South Sudanese politician

Rebecca Joshua Okwaci is a South Sudanese politician, and a member of Parliament and the Chief Whip of the Ruling SPLM Party in the Transitional National Legislative Assembly as of 2022. She was the former Minister of Telecommunications and Postal Services and also the former minister of Roads and Bridges in the Government of the Republic of South Sudan. She is a "prolific peace campaigner and advocate of women's roles in peace", and she is a founder member of several Sudanese, South Sudanese or pan-African women's organisations, including being the Secretary-General of Women Action for Development. In December 2013, Jess Mathias of The Guardian described her to be an ideal role model for young girls over traditionally idolised women such as Rihanna and Beyoncé.

==Education==
Okwaci earned a bachelor's degree in English language, literature, and translation from Egypt's Alexandria University, followed by a master's degree in communication development from Kenya's Daystar University.

==Journalist==
Okwaci, during the second Sudanese civil war in 1986, joined the newly-formed Sudan People's Liberation Movement and began working as a journalist for Radio SPLA, where she became known as the "voice of the revolution".

==Politician==
In January 2015, Okwaci signed an agreement with her Kenyan counterpart Fred Matiangi to lay 600 kilometres of fibre optic cable alongside a proposed Juba-Nadapal-Eldoret road.

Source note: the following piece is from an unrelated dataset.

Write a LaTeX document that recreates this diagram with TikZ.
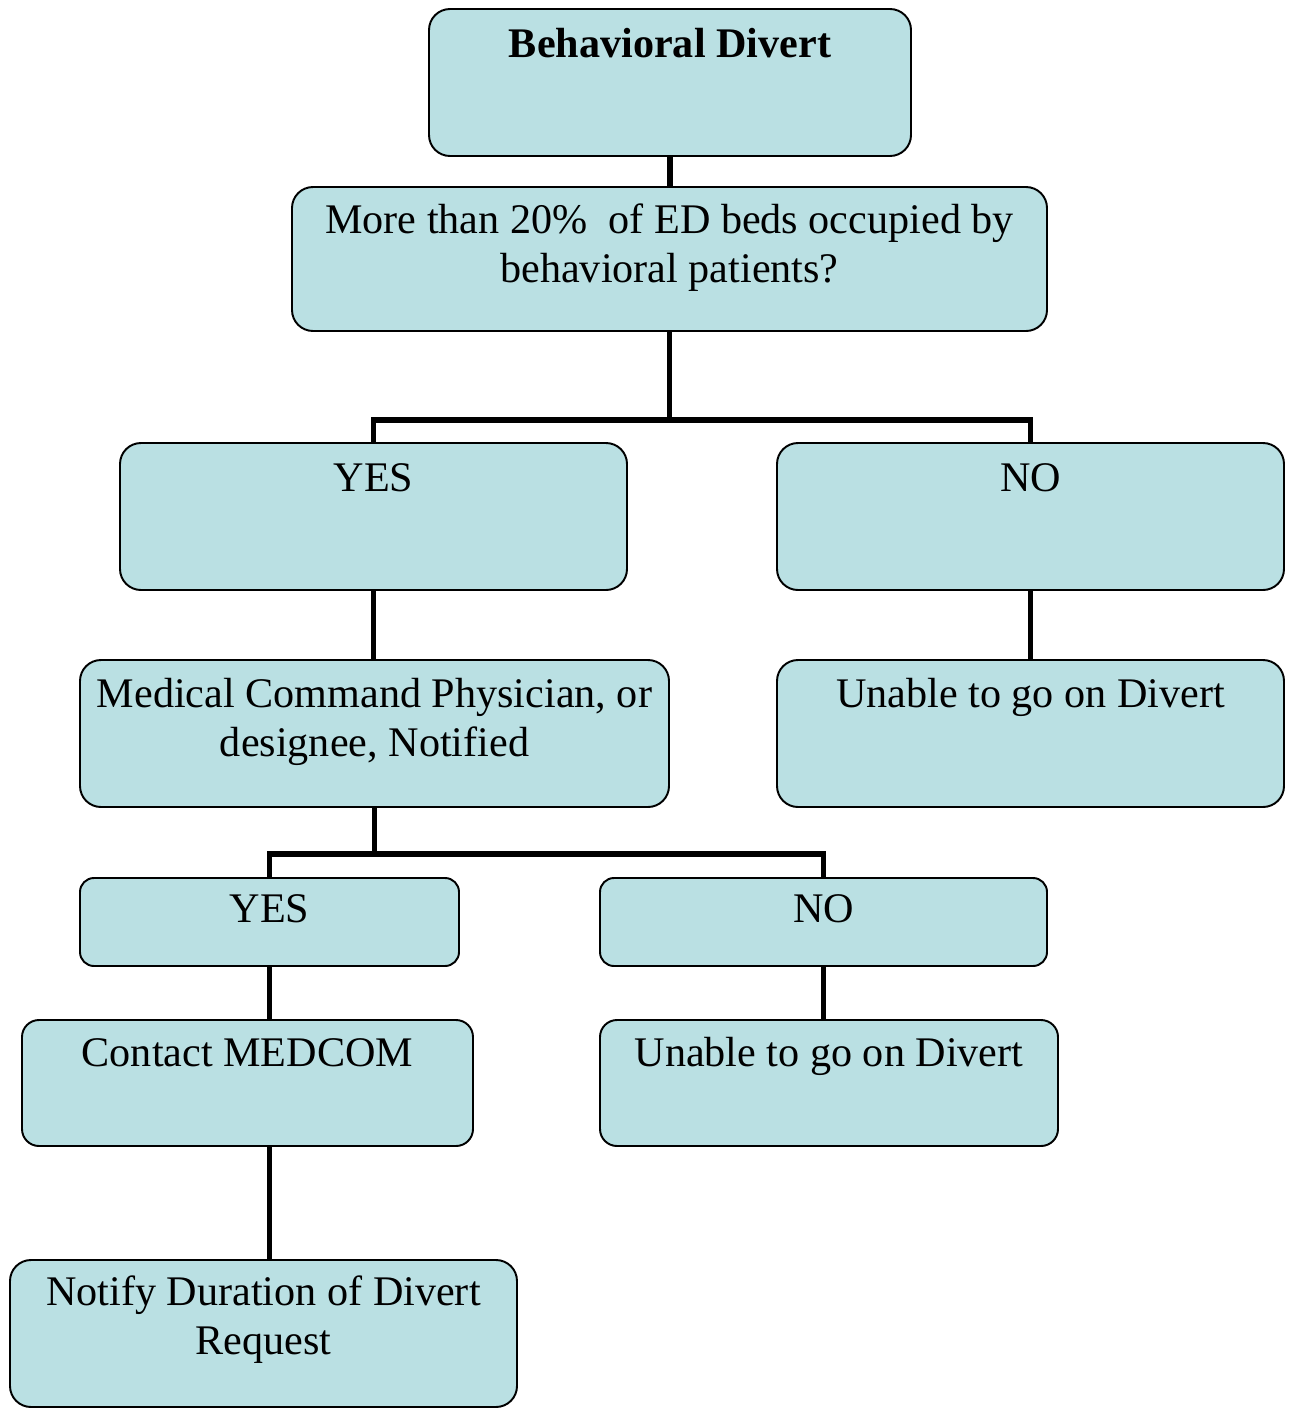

Okwaci led the South Sudan delegation, and said that this cable would improve South Sudan's connectivity with the rest of the world, and would "spur development, create job opportunities, and bring about peace and stability". The cable laying is expected to be finished earlier than the projected road completion date of 2022.

==Women's rights and peace activism==
Okwaci is a founding member of several organisations, the Sudanese Women Association, based in Nairobi, Sudanese Women Voice for Peace, and Sudanese Women Empowerment for Peace. She is the Secretary-General of Women Action for Development (WAD).